Written exercise
Pictures stay out of this copy, which runs from the first line of the material through the line containing "y_ticks = [0, 100, 200, 300, 400, 500]".

Provided data
/---

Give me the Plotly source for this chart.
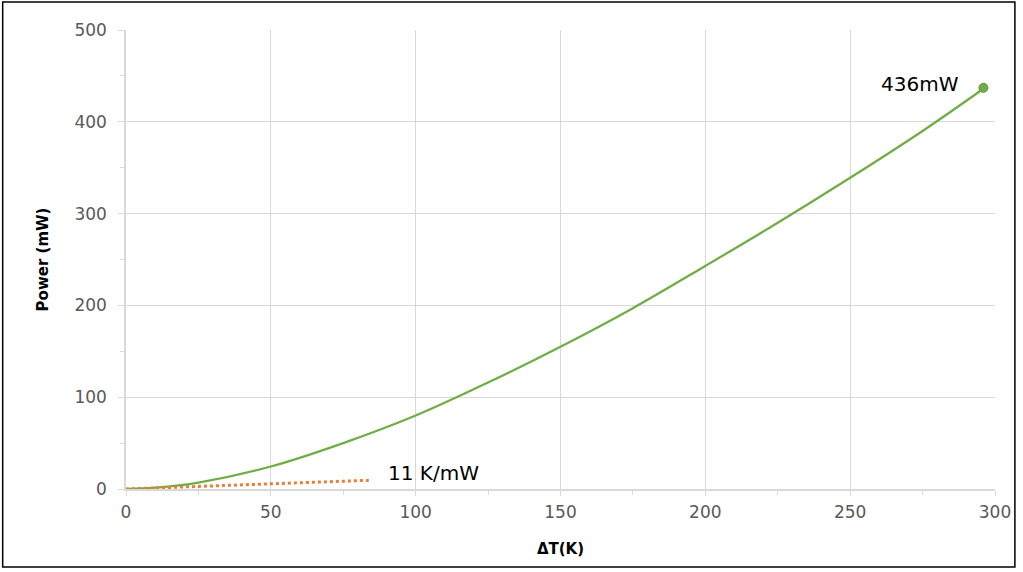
import plotly.graph_objects as go

# Data
delta_t = [0, 10, 25, 50, 75, 100, 125, 150, 175, 200, 225, 250, 275, 296]
power_mw = [0, 1.5, 7, 24.5, 50, 80, 116, 155, 197, 243, 290, 339, 390, 436]

fit_t = [0, 84]
fit_p = [0, 9.5]

end_t = [296]
end_p = [437]

x_ticks = [0, 50, 100, 150, 200, 250, 300]
y_ticks = [0, 100, 200, 300, 400, 500]

GREEN = "#70ad47"
ORANGE = "#ed7d31"
GRID = "#d9d9d9"
FONT = "DejaVu Sans, Verdana, sans-serif"

fig = go.Figure()
fig.add_trace(go.Scatter(x=delta_t, y=power_mw, mode="lines",
                         line=dict(color=GREEN, width=2.25, shape="spline", smoothing=1),
                         hoverinfo="x+y"))
fig.add_trace(go.Scatter(x=fit_t, y=fit_p, mode="lines",
                         line=dict(color=ORANGE, width=3, dash="dot")))
fig.add_trace(go.Scatter(x=end_t, y=end_p, mode="markers",
                         marker=dict(color=GREEN, size=9, line=dict(color="#5a9a35", width=1))))

fig.add_annotation(x=274, y=441, text="436mW", showarrow=False,
                   font=dict(family=FONT, size=20, color="#000000"))
fig.add_annotation(x=106, y=17, text="11 K/mW", showarrow=False,
                   font=dict(family=FONT, size=20, color="#000000"))

# Outer black border
fig.add_shape(type="rect", xref="paper", yref="paper",
              x0=-0.1419, x1=1.0229, y0=-0.1699, y1=1.061,
              line=dict(color="#000000", width=1.5), fillcolor="rgba(0,0,0,0)", layer="below")

fig.update_xaxes(range=[0, 300], tickvals=x_ticks, ticktext=[str(v) for v in x_ticks],
                 showgrid=True, gridcolor=GRID, gridwidth=1,
                 showline=True, linecolor=GRID, linewidth=1.5,
                 ticks="outside", ticklen=5, tickcolor=GRID,
                 minor=dict(dtick=25, ticks="outside", ticklen=4, tickcolor=GRID, showgrid=False),
                 zeroline=False, ticklabelstandoff=2,
                 tickfont=dict(family=FONT, size=17, color="#595959"),
                 title=dict(text="<b>ΔT(K)</b>", font=dict(family=FONT, size=15, color="#000000"),
                            standoff=22))
fig.update_yaxes(range=[0, 500], tickvals=y_ticks, ticktext=[str(v) for v in y_ticks],
                 showgrid=True, gridcolor=GRID, gridwidth=1,
                 showline=True, linecolor=GRID, linewidth=1.5,
                 ticks="outside", ticklen=6, tickcolor=GRID,
                 minor=dict(dtick=50, ticks="outside", ticklen=4, tickcolor=GRID, showgrid=False),
                 zeroline=False, ticklabelstandoff=8,
                 tickfont=dict(family=FONT, size=17, color="#595959"),
                 title=dict(text="<b>Power (mW)</b>", font=dict(family=FONT, size=15, color="#000000"),
                            standoff=22))

fig.update_layout(width=1023, height=572,
                  margin=dict(l=126, r=23, t=30, b=83),
                  paper_bgcolor="white", plot_bgcolor="white",
                  showlegend=False)

fig.write_html("out.html", config={"displayModeBar": False},
               post_script="document.body.style.margin='0';document.body.style.overflow='hidden';")
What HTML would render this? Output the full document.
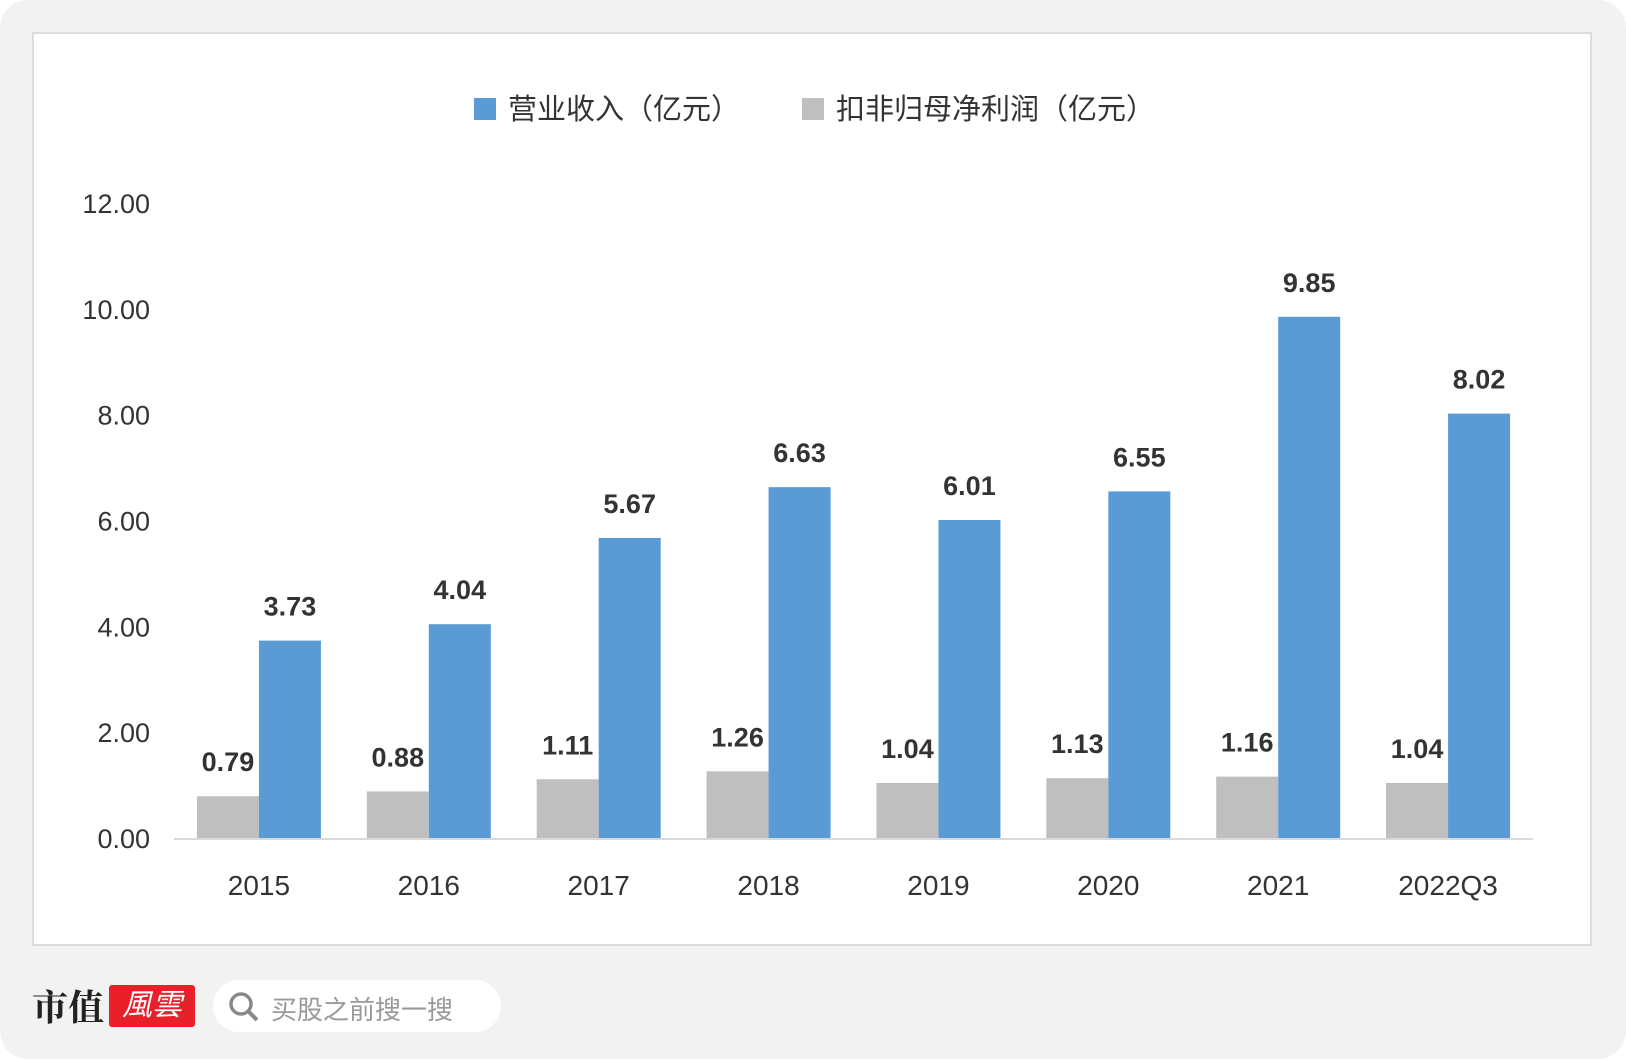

\---

Solution for this exercise
Give me the Plotly source for this chart.
import plotly.graph_objects as go

# Data
delta_t = [0, 10, 25, 50, 75, 100, 125, 150, 175, 200, 225, 250, 275, 296]
power_mw = [0, 1.5, 7, 24.5, 50, 80, 116, 155, 197, 243, 290, 339, 390, 436]

fit_t = [0, 84]
fit_p = [0, 9.5]

end_t = [296]
end_p = [437]

x_ticks = [0, 50, 100, 150, 200, 250, 300]
y_ticks = [0, 100, 200, 300, 400, 500]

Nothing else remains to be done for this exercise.